*Short exercise*.
Write out exactly the lines below that run from the one containing "Clone this chart in matplotlib." through the one containing "from matplotlib.ticker import MultipleLocator", both included, with no other lines.

* START Data shown *

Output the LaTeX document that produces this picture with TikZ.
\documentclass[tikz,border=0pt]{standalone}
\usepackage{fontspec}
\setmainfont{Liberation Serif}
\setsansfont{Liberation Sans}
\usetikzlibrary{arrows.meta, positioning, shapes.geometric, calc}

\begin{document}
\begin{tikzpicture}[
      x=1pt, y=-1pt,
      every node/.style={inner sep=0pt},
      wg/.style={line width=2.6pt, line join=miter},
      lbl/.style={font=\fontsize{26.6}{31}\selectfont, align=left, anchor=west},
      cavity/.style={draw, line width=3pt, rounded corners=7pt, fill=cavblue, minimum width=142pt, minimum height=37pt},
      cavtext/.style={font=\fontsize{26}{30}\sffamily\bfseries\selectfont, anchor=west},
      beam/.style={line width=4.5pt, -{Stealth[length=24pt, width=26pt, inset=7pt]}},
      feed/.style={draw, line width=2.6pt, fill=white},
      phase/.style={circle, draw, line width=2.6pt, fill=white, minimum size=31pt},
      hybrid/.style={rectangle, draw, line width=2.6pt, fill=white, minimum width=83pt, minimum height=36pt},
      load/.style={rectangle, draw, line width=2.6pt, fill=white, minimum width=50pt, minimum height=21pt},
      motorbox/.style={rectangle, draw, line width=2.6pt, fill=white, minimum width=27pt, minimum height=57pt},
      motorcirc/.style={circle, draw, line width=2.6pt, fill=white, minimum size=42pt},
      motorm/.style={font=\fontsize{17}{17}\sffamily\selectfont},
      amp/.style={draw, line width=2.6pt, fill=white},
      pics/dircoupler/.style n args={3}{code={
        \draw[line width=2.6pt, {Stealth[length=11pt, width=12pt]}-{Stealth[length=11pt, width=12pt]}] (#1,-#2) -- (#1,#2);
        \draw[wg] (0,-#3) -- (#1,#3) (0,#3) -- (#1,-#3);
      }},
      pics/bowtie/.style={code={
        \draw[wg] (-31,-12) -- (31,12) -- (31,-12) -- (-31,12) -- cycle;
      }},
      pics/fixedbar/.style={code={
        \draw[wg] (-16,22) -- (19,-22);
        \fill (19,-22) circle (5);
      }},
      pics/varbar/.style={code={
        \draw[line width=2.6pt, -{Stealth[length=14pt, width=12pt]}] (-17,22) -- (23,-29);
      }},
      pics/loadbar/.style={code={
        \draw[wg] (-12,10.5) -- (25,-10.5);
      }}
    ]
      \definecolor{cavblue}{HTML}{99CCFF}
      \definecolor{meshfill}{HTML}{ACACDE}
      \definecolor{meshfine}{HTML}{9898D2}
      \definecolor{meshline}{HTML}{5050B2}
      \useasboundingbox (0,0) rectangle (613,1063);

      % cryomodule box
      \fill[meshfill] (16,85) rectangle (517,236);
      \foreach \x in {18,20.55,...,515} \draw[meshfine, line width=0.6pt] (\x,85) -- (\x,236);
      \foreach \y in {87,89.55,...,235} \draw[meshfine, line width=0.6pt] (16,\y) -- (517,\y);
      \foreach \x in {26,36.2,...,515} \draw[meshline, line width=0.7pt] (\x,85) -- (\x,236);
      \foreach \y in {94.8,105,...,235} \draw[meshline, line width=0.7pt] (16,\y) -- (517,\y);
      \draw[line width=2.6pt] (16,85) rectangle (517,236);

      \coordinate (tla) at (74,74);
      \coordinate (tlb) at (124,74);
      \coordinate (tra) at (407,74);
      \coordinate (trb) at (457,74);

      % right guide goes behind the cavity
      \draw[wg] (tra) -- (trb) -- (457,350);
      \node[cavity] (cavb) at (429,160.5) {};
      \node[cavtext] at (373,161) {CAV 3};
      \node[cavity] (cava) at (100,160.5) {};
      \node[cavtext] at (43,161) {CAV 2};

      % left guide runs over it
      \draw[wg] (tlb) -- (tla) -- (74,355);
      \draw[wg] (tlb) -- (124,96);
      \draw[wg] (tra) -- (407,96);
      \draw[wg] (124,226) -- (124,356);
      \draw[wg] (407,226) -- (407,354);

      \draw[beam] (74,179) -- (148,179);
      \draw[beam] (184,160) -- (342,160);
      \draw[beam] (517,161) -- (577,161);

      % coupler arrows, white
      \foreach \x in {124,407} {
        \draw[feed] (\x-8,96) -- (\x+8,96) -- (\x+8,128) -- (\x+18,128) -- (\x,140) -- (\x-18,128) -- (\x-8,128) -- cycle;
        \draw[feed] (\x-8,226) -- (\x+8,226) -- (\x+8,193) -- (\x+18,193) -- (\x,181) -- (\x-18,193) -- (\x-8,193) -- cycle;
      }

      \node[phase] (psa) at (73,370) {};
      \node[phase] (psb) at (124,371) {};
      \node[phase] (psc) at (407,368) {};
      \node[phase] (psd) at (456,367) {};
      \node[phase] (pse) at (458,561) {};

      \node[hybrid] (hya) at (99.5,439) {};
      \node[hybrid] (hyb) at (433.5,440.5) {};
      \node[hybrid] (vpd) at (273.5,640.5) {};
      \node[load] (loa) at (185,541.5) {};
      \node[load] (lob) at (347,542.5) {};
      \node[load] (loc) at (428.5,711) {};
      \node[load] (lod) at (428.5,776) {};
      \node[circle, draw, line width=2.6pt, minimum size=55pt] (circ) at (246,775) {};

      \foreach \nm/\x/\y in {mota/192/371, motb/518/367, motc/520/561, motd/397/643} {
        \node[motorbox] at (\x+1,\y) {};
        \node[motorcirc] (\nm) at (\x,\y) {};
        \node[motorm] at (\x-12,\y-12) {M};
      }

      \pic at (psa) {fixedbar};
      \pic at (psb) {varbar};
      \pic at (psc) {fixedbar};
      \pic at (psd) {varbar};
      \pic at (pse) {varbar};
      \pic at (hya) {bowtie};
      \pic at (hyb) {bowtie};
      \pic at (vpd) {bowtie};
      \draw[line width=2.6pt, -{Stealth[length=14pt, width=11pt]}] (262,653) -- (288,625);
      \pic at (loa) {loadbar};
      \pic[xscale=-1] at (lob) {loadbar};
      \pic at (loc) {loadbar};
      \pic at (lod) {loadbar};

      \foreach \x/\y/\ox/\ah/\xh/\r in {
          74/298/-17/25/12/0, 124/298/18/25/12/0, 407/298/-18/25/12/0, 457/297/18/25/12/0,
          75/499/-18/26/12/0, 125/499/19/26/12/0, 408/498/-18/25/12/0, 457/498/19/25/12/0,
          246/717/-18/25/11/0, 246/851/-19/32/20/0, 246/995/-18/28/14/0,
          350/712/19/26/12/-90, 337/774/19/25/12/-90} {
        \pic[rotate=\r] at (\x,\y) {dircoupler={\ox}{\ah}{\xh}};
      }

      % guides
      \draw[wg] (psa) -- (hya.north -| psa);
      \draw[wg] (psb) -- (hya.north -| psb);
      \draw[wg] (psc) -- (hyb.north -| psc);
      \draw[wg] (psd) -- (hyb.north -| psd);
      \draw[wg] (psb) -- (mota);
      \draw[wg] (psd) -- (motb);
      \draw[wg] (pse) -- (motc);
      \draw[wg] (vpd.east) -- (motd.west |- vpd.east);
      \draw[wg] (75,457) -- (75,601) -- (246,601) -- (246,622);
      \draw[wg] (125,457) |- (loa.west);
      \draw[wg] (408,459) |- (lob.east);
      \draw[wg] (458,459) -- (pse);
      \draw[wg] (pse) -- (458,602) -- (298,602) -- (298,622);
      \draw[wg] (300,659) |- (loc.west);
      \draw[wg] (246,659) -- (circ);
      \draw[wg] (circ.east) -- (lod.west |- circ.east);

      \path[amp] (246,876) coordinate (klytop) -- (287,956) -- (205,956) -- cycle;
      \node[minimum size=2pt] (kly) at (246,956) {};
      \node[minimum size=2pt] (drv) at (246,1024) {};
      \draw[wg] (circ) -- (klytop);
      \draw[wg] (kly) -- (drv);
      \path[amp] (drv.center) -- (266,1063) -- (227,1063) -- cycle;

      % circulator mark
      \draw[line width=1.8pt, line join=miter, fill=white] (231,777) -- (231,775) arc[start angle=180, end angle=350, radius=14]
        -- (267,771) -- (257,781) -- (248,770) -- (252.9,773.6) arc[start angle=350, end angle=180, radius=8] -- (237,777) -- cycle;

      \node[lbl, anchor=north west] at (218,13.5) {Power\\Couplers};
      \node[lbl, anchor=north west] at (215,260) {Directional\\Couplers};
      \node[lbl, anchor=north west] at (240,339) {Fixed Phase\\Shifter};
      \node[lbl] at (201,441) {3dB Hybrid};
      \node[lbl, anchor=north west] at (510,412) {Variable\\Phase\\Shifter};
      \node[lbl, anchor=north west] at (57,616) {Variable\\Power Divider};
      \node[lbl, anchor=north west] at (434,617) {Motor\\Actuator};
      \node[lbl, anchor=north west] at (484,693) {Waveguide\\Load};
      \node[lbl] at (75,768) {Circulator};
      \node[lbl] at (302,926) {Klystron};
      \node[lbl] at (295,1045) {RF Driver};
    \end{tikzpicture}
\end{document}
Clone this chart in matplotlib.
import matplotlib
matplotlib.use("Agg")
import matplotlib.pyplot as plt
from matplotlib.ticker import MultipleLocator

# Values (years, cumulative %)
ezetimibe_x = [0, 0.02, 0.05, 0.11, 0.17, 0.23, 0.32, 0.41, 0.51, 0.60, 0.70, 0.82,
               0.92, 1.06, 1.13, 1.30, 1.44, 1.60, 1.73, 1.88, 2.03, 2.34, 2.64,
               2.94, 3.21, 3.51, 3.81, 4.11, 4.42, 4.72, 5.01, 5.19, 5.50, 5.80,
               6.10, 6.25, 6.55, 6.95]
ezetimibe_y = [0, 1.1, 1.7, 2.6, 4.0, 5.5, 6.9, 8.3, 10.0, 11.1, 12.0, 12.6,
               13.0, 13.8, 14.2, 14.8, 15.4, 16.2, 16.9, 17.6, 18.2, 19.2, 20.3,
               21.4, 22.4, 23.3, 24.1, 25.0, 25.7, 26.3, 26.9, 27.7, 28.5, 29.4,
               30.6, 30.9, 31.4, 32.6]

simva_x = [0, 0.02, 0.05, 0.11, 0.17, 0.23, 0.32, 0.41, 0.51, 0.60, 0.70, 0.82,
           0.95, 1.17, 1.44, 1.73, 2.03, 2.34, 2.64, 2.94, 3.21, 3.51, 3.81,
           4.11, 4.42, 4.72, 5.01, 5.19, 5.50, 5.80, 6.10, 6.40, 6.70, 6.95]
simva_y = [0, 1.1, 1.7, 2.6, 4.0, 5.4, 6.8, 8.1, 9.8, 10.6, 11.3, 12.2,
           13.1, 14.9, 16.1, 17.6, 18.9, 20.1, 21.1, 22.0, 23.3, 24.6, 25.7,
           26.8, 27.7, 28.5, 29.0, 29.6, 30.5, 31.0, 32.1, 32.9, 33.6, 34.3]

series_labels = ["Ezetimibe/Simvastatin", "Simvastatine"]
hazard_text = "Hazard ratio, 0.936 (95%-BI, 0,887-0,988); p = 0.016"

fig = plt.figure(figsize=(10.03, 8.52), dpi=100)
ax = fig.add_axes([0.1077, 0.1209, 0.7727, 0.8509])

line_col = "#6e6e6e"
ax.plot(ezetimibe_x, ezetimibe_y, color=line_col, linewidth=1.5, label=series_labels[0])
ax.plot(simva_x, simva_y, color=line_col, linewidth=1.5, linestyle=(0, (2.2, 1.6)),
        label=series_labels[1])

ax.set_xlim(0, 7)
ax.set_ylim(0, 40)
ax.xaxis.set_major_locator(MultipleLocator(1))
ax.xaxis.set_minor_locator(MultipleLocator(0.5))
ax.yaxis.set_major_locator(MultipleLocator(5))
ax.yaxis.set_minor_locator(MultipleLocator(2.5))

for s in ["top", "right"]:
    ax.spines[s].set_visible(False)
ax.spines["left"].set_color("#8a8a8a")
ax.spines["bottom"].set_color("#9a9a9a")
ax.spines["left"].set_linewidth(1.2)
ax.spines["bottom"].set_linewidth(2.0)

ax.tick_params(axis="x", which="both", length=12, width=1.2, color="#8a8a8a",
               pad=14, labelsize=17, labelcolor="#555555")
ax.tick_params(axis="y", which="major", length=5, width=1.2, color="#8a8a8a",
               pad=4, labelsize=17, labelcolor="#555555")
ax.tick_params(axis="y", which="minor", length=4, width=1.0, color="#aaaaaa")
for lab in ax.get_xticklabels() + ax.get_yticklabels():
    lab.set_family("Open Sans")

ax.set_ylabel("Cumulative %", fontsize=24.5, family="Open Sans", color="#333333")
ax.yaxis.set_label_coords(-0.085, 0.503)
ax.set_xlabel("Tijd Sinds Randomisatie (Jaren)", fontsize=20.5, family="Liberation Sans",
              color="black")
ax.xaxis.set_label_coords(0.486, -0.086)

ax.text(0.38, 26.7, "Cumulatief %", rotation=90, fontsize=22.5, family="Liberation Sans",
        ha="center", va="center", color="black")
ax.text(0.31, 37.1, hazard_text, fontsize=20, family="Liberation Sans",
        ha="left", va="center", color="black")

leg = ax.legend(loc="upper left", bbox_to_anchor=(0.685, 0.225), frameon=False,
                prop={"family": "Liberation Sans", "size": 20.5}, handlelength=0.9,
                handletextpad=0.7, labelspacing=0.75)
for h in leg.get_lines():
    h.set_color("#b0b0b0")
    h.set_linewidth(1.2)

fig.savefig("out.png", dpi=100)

* END Data shown *

*In response*.
Clone this chart in matplotlib.
import matplotlib
matplotlib.use("Agg")
import matplotlib.pyplot as plt
from matplotlib.ticker import MultipleLocator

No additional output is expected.